Un petit ver marin, Odontosyllis phosphorea, a toujours intrigué marins et scientifiques par sa bioluminescence. La reproduction de ce phénomène dans le cadre expérimental pourrait ouvrir la porte vers d’étonnantes perspectives.
Bien des organismes vivants peuvent se prévaloir de bioluminescence, et ceci dans des buts variés, attirer un compagnon ou une proie, effrayer un prédateur voire, pour quelques animaux marins, se camoufler. Lorsque l'on vit entre deux eaux et à profondeur moyenne, en effet, on devient facilement repérable par ceux qui, nageant plus profondément, voient nettement se découper une silhouette sombre en contre-jour sur la surface des flots.
Le cas de Odontosyllis phosphorea est très particulier, car ce ver marin a intrigué les navigateurs au long cours depuis l’antiquité par les vagues de phosphorescence verte qu’il émet, souvent par flashes, illuminant la mer juste sous la surface durant certaines nuits correspondant très exactement aux changements de phase lunaire.
Le show débute 30 à 40 minutes après le coucher du Soleil, et dure de 20 à 30 minutes durant lesquelles les femelles libèrent leurs gamètes en pleine eau, que viennent féconder les mâles attirés par la lumière.
Le ver marin Odontosyllis phosphorea observé au microscope. Crédit Scripps Institution of Oceanography
Une bioluminescence très efficace
Jusqu’ici, rien de bien surprenant, simplement une admirable mise en scène de Dame nature… Mais récemment, les scientifiques ont déterminé que les vers juvéniles, sexuellement immatures, se joignaient au concert lumineux et émettaient la même phosphorescence verte. Pourquoi ? Il est vraisemblable que ces manifestations lumineuses n’ont pour autre objet que d’effrayer les prédateurs, ou les distraire en les éloignant du lieu de reproduction, le temps que les vers se dispersent, mission accomplie.

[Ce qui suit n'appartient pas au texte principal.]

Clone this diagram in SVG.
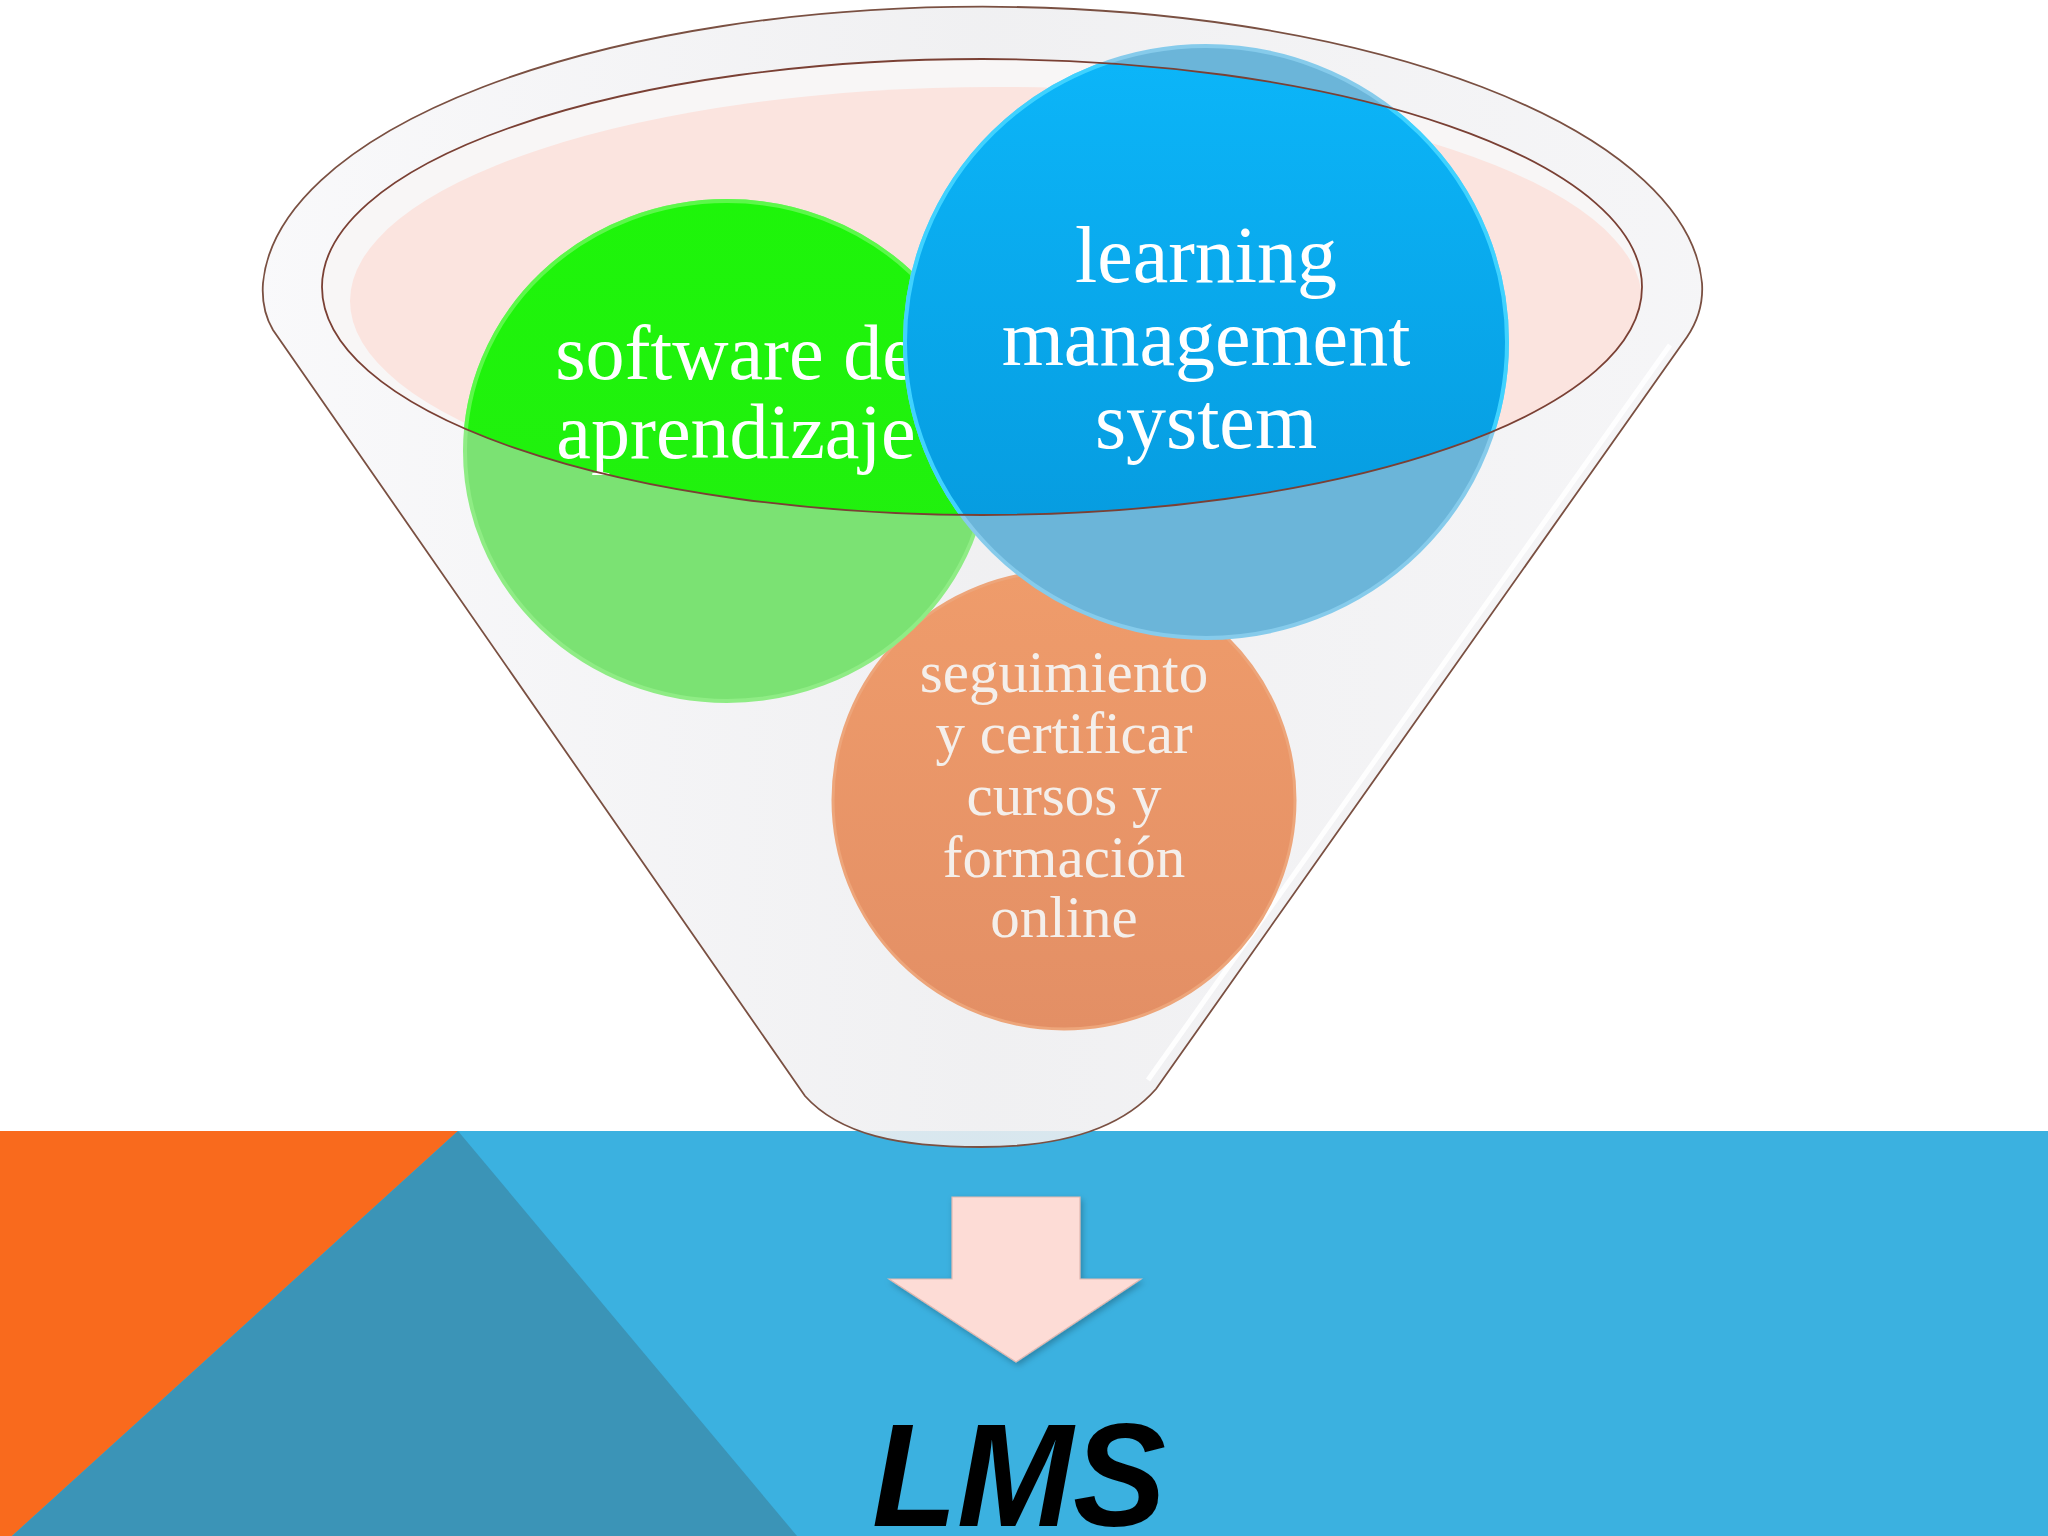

Les vers de O. phosphorea sécrètent un mucus vert capable de produire cette puissante bioluminescence durant plus d’une heure. Intéressés par ces propriétés, Dimitri Deheyn et Michael Latz, biologistes et chercheurs du Scripps Institution of Oceanography (université de Californie à San Diego), avec l’appui de l’Air Force Office of Scientific Research's Biomimetics, ont entrepris une série de tests en laboratoire afin d’en étudier le fonctionnement.
Gros plan sur la bioluminescence de Odontosyllis phosphorea. Crédit : Scripps Institution of Oceanography
Les expériences comprennent des essais à différentes températures et sous divers taux d’oxygène dissous, constatant que la bioluminescence reste possible à des températures aussi basses que -20°C, tandis qu’une élévation de chaleur en fait baisser l’intensité.
Les chercheurs pensent que le procédé chimique impliqué met en action une protéine spécifique appelée photoprotéine, dont l’identification et la description exactes feront l’objet de futures études. « Nous avons été inspirés par le travail des premiers chercheurs à avoir étudié la chimie de la bioluminescence des vers, tel Osamu Shimomura, l’un des lauréats du Nobel de Chimie en 2008 pour sa découverte de la protéine responsable du système luminescent vert de la méduse », précise Michael Latz.
Les résultats de ces recherches pourraient aboutir sur de nouveaux systèmes émetteurs de lumière à très haut rendement, applicables notamment en microélectronique et nanotechnologie.